Concernant le fonctionnement même de notre institution, Unia a de nombreuses conventions de collaboration avec la société civile et fonctionne tout au long de l’année avec deux commissions d’accompagnement Handicap et Racisme. Elles se composent des associations représentatives, des académiques et des partenaires sociaux.
Quelle évolution avez-vous observée quant au taux de plaintes et signalements de discriminations, par exemple le non-recours ou le non-accès aux droits, de la part des publics sans-abri envers les services au cours de la dernière législature fédérale belge (2019-2024), et quels sont vos constats sur le cumul de discriminations que peuvent expérimenter les personnes sans-abri, incluant les multiples formes de discriminations répertoriées par Unia, telles que celles liées à la scolarité, à l'accès aux soins, aux services publics, etc. ?
Pour les deux questions, il s’agit d’un public difficile d’accès pour Unia. Nous recevons très peu de signalements. Un travail est mené en interne pour mettre en place des partenariats avec des associations de terrain rencontrant ce public, afin notamment de pouvoir nous relayer les situations problématiques et nous sensibiliser à leurs particularités et besoins. Le nombre de signalements reçus à Unia n’est cependant pas révélateur de la problématique pour une question d’accessibilité, qu’Unia met une priorité à régler.
Unia intervient face au public sans abri à deux niveaux :
- Les discriminations qui ne permettent pas à ce public d’avoir accès à un service. Il s’agit principalement du logement, mais aussi de l’horeca, etc. Ces discriminations empêchent les personnes de sortir du sans-chez-soirisme.

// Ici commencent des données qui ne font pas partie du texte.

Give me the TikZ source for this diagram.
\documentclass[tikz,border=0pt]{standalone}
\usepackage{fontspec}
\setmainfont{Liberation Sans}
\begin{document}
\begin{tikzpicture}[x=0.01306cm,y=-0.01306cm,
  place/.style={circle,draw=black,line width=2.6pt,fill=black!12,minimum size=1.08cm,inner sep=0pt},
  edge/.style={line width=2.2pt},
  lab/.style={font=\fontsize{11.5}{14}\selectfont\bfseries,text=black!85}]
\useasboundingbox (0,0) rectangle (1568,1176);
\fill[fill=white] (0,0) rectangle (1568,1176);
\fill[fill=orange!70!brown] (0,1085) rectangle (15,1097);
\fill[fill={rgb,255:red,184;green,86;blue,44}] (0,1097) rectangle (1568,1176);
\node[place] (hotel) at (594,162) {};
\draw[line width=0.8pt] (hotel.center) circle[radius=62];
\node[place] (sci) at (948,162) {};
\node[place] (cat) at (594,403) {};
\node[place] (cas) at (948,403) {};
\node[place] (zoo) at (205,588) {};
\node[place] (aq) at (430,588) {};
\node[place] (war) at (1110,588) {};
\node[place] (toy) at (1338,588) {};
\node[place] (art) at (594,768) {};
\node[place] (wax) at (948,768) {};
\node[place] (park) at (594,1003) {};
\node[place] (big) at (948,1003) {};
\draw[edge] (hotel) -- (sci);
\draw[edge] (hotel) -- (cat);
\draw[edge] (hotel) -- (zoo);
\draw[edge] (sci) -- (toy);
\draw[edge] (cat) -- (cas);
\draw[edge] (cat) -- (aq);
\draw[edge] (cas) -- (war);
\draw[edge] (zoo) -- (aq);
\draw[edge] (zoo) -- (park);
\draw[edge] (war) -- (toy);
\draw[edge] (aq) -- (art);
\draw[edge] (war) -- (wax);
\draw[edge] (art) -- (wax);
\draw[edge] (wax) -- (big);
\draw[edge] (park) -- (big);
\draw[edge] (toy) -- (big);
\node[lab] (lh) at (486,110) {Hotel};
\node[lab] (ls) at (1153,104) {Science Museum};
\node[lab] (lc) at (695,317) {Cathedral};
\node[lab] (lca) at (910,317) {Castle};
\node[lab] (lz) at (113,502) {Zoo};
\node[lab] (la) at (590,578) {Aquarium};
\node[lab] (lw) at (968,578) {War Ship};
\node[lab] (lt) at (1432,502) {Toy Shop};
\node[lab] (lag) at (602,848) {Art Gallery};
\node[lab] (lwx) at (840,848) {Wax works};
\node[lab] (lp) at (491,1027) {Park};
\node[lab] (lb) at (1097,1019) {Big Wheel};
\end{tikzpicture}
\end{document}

- Les discriminations qui plongent une personne dans une situation de sans-chez-soirisme, comme les expulsions.
Unia a posé certains constats :
- Nous recevons un certain nombre de signalements de la part de femmes – souvent avec enfants – habitant chez un « ami », moyennant services divers. Un travail est en cours au niveau de l’intersectionnalité.
- Nous constatons une vulnérabilité importante des personnes expulsées. Unia a rendu sur ce point un avis à la Région de Bruxelles capitale sur les expulsions et le projet d’ordonnance récent sur la matière.
- Nous n’avons pas de dossiers individuels concernant le refus de candidats locataires sans abri par un propriétaire, mais un ressenti en ce sens est partagé par les associations de terrain.
- Unia s’implique dans le travail relatif au tarif social énergie qui, ne s’applique pas aux structures d’hébergement des personnes sans-abri : Tarif social énergie au regard de la législation antidiscrimination (2023) | Unia.
Le non-recours aux droits s’applique aussi à Unia ?
Ce public ne vient pas chez nous, c’est via les associations de terrain que nous y avons accès
En revanche, soulignons une évolution législative très importante : le critère de la condition sociale qui est intégré dans les différentes législations et qui protège les personnes sans abri/sans chez soi/ les Immenses en tant que telles
Un grand merci à Unia, et en particulier à Anne Salmon, pour sa participation à cette interview. Ses insights précieux ajoutent une dimension enrichissante à la discussion sur l'approche participative et la manière dont nous pouvons l'intégrer pour mieux lutter contre le sans-chez-soirisme en Région Bruxelles-Capitale.